A “Sereia do Gelo” é um dos elementos do Antarctica2020, um grupo de personalidades, de vários campos diferentes — ciência, desporto e política, para citar apenas alguns —, que estão a tentar fazer uso da sua influência para garantir que são tomadas medidas ambiciosas para proteger o mar da Antárctida das suas principais ameaças, incluindo os efeitos adversos das alterações climáticas.
“Admiro muito o trabalho do Antarctica2020 e a sua dedicação ao ‘continente branco’ [a Antárctida, que é maioritariamente constituída pela sua extensa camada de gelo] e à sua fauna”, refere a chilena ao PÚBLICO. “Nunca imaginei que eles pudessem considerar-me” para apoiar o trabalho de consciencialização para os problemas da Antárctida e a necessidade de a conservar, afirma. “Isso significa muito para mim.”
Um novo recorde
Em Fevereiro do ano transacto, a nadadora precisou de apenas 15 minutos e três segundos para, percorrendo uma milha (1,6 km), atravessar o turbulento estreito de Drake, que divide a Antárctida da América do Sul. A valentia valeu-lhe um lugar no livro de recordes do Guinness, em que este é descrito como tendo sido, até hoje, a mais rápida performance de uma milha alguma vez realizada nessa região.
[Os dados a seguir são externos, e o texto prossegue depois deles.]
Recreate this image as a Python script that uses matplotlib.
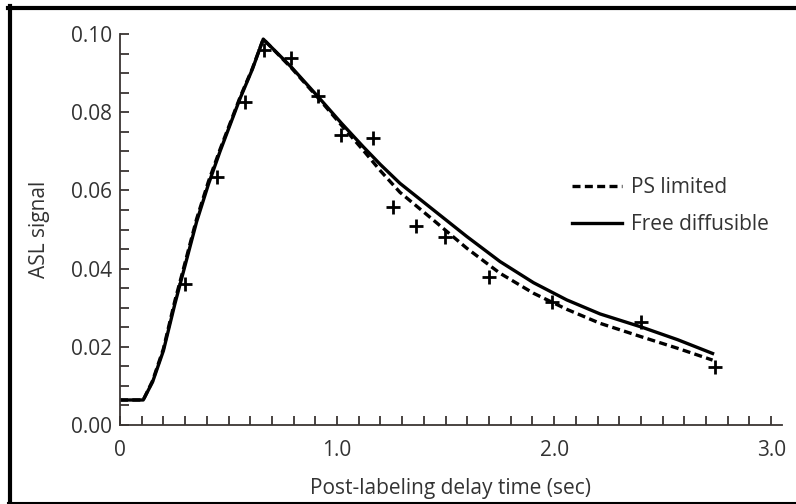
import matplotlib.pyplot as plt
from matplotlib.lines import Line2D
from matplotlib.ticker import MultipleLocator

plt.rcParams['font.family'] = ['Open Sans', 'DejaVu Sans']

# measured ASL signal at each post-labeling delay
t_meas = [0.30, 0.445, 0.576, 0.664, 0.79, 0.914, 1.02, 1.167, 1.26, 1.364, 1.498, 1.70, 1.99, 2.40, 2.74]
s_meas = [0.036, 0.0635, 0.0827, 0.096, 0.0938, 0.0841, 0.0742, 0.0735, 0.0557, 0.0509, 0.048, 0.0379, 0.0315, 0.0264, 0.0149]

# model fits
t_fit = [0.0, 0.107, 0.15, 0.2, 0.253, 0.284, 0.353, 0.407, 0.461, 0.553, 0.61, 0.66,
         0.79, 0.92, 1.02, 1.12, 1.2, 1.29, 1.444, 1.598, 1.751, 1.905, 2.058, 2.212,
         2.4, 2.57, 2.73]
s_free = [0.0064, 0.0064, 0.011, 0.019, 0.031, 0.0375, 0.052, 0.0615, 0.070, 0.0835, 0.091, 0.0987,
          0.0915, 0.0835, 0.0772, 0.0712, 0.0666, 0.0618, 0.055, 0.0482, 0.0418, 0.0364, 0.032, 0.0284,
          0.0251, 0.0218, 0.0183]
s_ps = [0.0064, 0.0064, 0.0113, 0.0195, 0.0318, 0.0382, 0.0527, 0.0622, 0.0705, 0.0838, 0.0912, 0.0987,
        0.0913, 0.0832, 0.0767, 0.0703, 0.065, 0.0595, 0.0524, 0.0452, 0.0388, 0.0337, 0.0296, 0.026,
        0.0226, 0.0196, 0.0166]

ink = '#3a3533'
txt = '#333333'

fig = plt.figure(figsize=(7.96, 5.04), dpi=100)
ax = fig.add_axes([120 / 796, 1 - 425 / 504, 662 / 796, 391 / 504])

ax.plot(t_fit, s_ps, color='black', lw=2.4, linestyle=(0, (2.4, 1.3)), label='PS limited')
ax.plot(t_fit, s_free, color='black', lw=2.4, label='Free diffusible')
ax.plot(t_meas, s_meas, linestyle='none', marker='+', ms=9.5, mew=2.0, color='black')

ax.set_xlim(0, 3.05)
ax.set_ylim(0, 0.10)
ax.set_xticks([0, 1, 2, 3])
ax.set_xticklabels(['0', '1.0', '2.0', '3.0'])
ax.xaxis.set_minor_locator(MultipleLocator(0.1))
ax.set_yticks([0, 0.02, 0.04, 0.06, 0.08, 0.10])
ax.set_yticklabels(['0.00', '0.02', '0.04', '0.06', '0.08', '0.10'])
ax.yaxis.set_minor_locator(MultipleLocator(0.005))

for side in ['top', 'right']:
    ax.spines[side].set_visible(False)
for side in ['left', 'bottom']:
    ax.spines[side].set_color(ink)
    ax.spines[side].set_linewidth(1.3)

ax.tick_params(which='both', direction='in', length=6.5, width=1.3, color=ink,
               labelsize=15, labelcolor=txt)
ax.tick_params(axis='x', pad=11)
ax.tick_params(axis='y', pad=6)

ax.set_xlabel('Post-labeling delay time (sec)', fontsize=15, color=txt, labelpad=12)
ax.set_ylabel('ASL signal', fontsize=15, color=txt, labelpad=15)

ax.legend(loc='upper left', bbox_to_anchor=(562 / 796, 1 - 167 / 504),
          bbox_transform=fig.transFigure, frameon=False, fontsize=15,
          handlelength=2.4, handletextpad=0.4, labelspacing=0.75, borderpad=0,
          labelcolor=txt)

# black frame around the figure
fig.add_artist(Line2D([8 / 796, 1], [1 - 8 / 504, 1 - 8 / 504], color='black', lw=3, transform=fig.transFigure))
fig.add_artist(Line2D([10 / 796, 10 / 796], [1 - 6 / 504, 1 - 503 / 504], color='black', lw=3, transform=fig.transFigure))
fig.add_artist(Line2D([8 / 796, 1], [1 - 502.5 / 504, 1 - 502.5 / 504], color='black', lw=1.5, transform=fig.transFigure))

plt.savefig('out.png', dpi=100)
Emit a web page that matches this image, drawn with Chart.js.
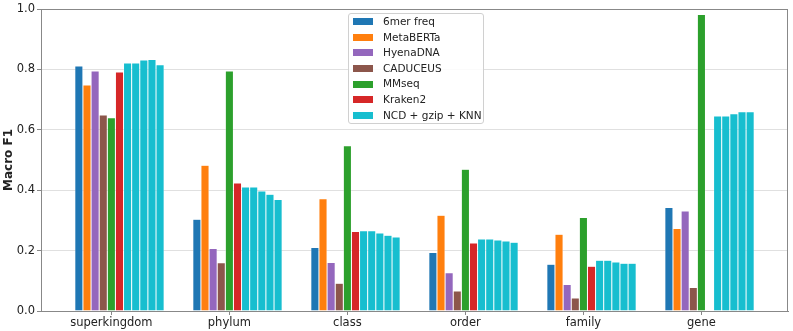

Agora, esta performance de 2,5 km terá sido a mais longa alguma vez conseguida na Antárctida. O site da International Ice Swimming Association tem um separador de recordes no que toca a feitos de nadadores em águas gélidas. Tendo em conta que as braçadas da chilena no último domingo ainda não aparecem na base de dados, os resultados que surgem quando a pesquisa é restringida à região da Antárctida mostram que a distância mais longa foi 2,28 km, em 41 minutos e 14 segundos (registo pertencente à indiana Bhakti Sharma, que o conseguiu em Janeiro de 2015).